Data extract:
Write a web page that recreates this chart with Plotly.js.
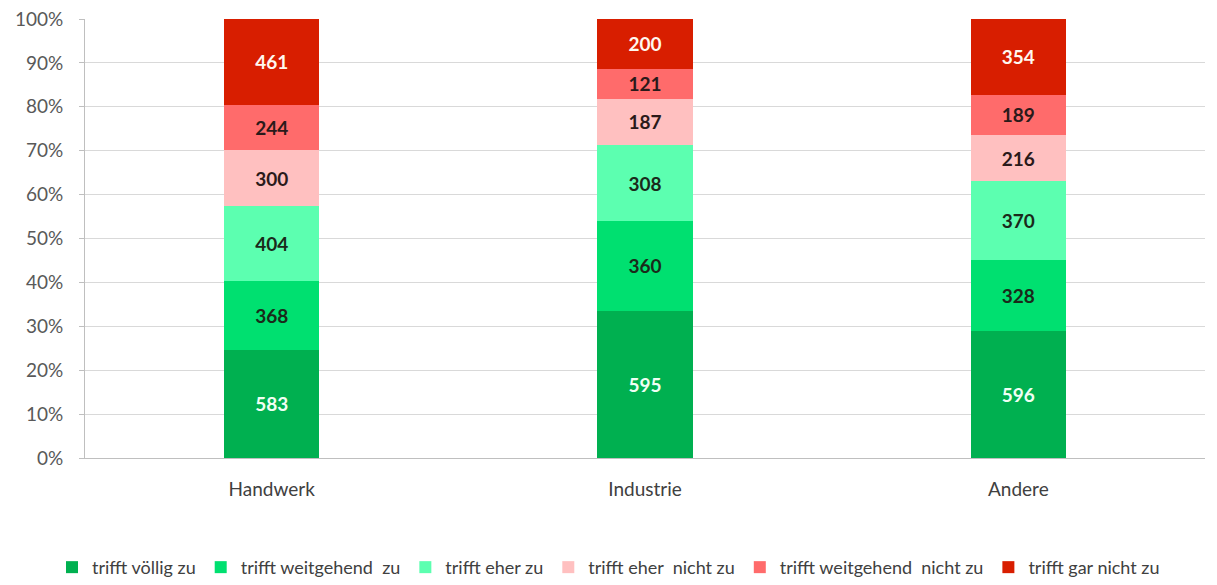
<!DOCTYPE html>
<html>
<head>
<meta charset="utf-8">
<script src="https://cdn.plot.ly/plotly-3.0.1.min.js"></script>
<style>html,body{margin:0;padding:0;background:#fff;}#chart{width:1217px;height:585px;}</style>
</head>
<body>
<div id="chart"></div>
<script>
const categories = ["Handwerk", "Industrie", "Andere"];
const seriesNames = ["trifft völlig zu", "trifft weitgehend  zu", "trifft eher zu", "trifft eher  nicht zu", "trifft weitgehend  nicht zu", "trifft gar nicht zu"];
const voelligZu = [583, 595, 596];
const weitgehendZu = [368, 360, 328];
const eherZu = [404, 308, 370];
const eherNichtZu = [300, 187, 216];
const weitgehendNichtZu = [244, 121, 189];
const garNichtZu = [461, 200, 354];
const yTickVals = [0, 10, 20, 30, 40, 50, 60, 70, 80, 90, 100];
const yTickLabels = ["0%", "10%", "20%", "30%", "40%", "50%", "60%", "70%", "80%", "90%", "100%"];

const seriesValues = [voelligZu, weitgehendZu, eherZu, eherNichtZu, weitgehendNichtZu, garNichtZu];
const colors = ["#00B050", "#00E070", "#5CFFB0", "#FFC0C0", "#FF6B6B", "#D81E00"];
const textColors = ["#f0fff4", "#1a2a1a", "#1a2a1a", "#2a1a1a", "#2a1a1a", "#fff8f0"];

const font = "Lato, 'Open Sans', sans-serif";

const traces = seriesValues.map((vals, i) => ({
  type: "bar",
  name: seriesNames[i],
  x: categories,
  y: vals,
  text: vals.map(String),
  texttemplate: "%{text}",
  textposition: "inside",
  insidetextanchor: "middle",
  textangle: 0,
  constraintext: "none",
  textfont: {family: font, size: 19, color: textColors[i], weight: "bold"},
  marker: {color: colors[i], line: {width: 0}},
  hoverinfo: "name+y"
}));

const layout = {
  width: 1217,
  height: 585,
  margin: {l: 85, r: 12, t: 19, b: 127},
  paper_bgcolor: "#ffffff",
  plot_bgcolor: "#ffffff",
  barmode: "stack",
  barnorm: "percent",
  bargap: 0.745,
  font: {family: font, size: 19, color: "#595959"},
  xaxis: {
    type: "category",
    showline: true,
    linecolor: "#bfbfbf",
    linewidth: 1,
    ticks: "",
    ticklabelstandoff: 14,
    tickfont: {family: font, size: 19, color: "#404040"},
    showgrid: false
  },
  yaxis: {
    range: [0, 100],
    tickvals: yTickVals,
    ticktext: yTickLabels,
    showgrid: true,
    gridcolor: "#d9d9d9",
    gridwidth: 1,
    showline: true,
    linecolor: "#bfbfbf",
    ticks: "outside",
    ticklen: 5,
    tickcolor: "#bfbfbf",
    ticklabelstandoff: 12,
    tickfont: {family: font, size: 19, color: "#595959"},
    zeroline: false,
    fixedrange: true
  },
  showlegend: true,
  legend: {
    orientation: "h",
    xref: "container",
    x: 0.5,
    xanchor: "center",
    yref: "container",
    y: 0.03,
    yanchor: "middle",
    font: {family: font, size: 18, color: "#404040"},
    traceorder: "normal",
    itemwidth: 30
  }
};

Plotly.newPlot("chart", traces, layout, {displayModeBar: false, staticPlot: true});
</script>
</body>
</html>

What is needed:
Repeat the data in full and exactly. Omit pictures.

Problem solution:
Write a web page that recreates this chart with Plotly.js.
<!DOCTYPE html>
<html>
<head>
<meta charset="utf-8">
<script src="https://cdn.plot.ly/plotly-3.0.1.min.js"></script>
<style>html,body{margin:0;padding:0;background:#fff;}#chart{width:1217px;height:585px;}</style>
</head>
<body>
<div id="chart"></div>
<script>
const categories = ["Handwerk", "Industrie", "Andere"];
const seriesNames = ["trifft völlig zu", "trifft weitgehend  zu", "trifft eher zu", "trifft eher  nicht zu", "trifft weitgehend  nicht zu", "trifft gar nicht zu"];
const voelligZu = [583, 595, 596];
const weitgehendZu = [368, 360, 328];
const eherZu = [404, 308, 370];
const eherNichtZu = [300, 187, 216];
const weitgehendNichtZu = [244, 121, 189];
const garNichtZu = [461, 200, 354];
const yTickVals = [0, 10, 20, 30, 40, 50, 60, 70, 80, 90, 100];
const yTickLabels = ["0%", "10%", "20%", "30%", "40%", "50%", "60%", "70%", "80%", "90%", "100%"];

const seriesValues = [voelligZu, weitgehendZu, eherZu, eherNichtZu, weitgehendNichtZu, garNichtZu];
const colors = ["#00B050", "#00E070", "#5CFFB0", "#FFC0C0", "#FF6B6B", "#D81E00"];
const textColors = ["#f0fff4", "#1a2a1a", "#1a2a1a", "#2a1a1a", "#2a1a1a", "#fff8f0"];

const font = "Lato, 'Open Sans', sans-serif";

const traces = seriesValues.map((vals, i) => ({
  type: "bar",
  name: seriesNames[i],
  x: categories,
  y: vals,
  text: vals.map(String),
  texttemplate: "%{text}",
  textposition: "inside",
  insidetextanchor: "middle",
  textangle: 0,
  constraintext: "none",
  textfont: {family: font, size: 19, color: textColors[i], weight: "bold"},
  marker: {color: colors[i], line: {width: 0}},
  hoverinfo: "name+y"
}));

const layout = {
  width: 1217,
  height: 585,
  margin: {l: 85, r: 12, t: 19, b: 127},
  paper_bgcolor: "#ffffff",
  plot_bgcolor: "#ffffff",
  barmode: "stack",
  barnorm: "percent",
  bargap: 0.745,
  font: {family: font, size: 19, color: "#595959"},
  xaxis: {
    type: "category",
    showline: true,
    linecolor: "#bfbfbf",
    linewidth: 1,
    ticks: "",
    ticklabelstandoff: 14,
    tickfont: {family: font, size: 19, color: "#404040"},
    showgrid: false
  },
  yaxis: {
    range: [0, 100],
    tickvals: yTickVals,
    ticktext: yTickLabels,
    showgrid: true,
    gridcolor: "#d9d9d9",
    gridwidth: 1,
    showline: true,
    linecolor: "#bfbfbf",
    ticks: "outside",
    ticklen: 5,
    tickcolor: "#bfbfbf",
    ticklabelstandoff: 12,
    tickfont: {family: font, size: 19, color: "#595959"},
    zeroline: false,
    fixedrange: true
  },
  showlegend: true,
  legend: {
    orientation: "h",
    xref: "container",
    x: 0.5,
    xanchor: "center",
    yref: "container",
    y: 0.03,
    yanchor: "middle",
    font: {family: font, size: 18, color: "#404040"},
    traceorder: "normal",
    itemwidth: 30
  }
};

Plotly.newPlot("chart", traces, layout, {displayModeBar: false, staticPlot: true});
</script>
</body>
</html>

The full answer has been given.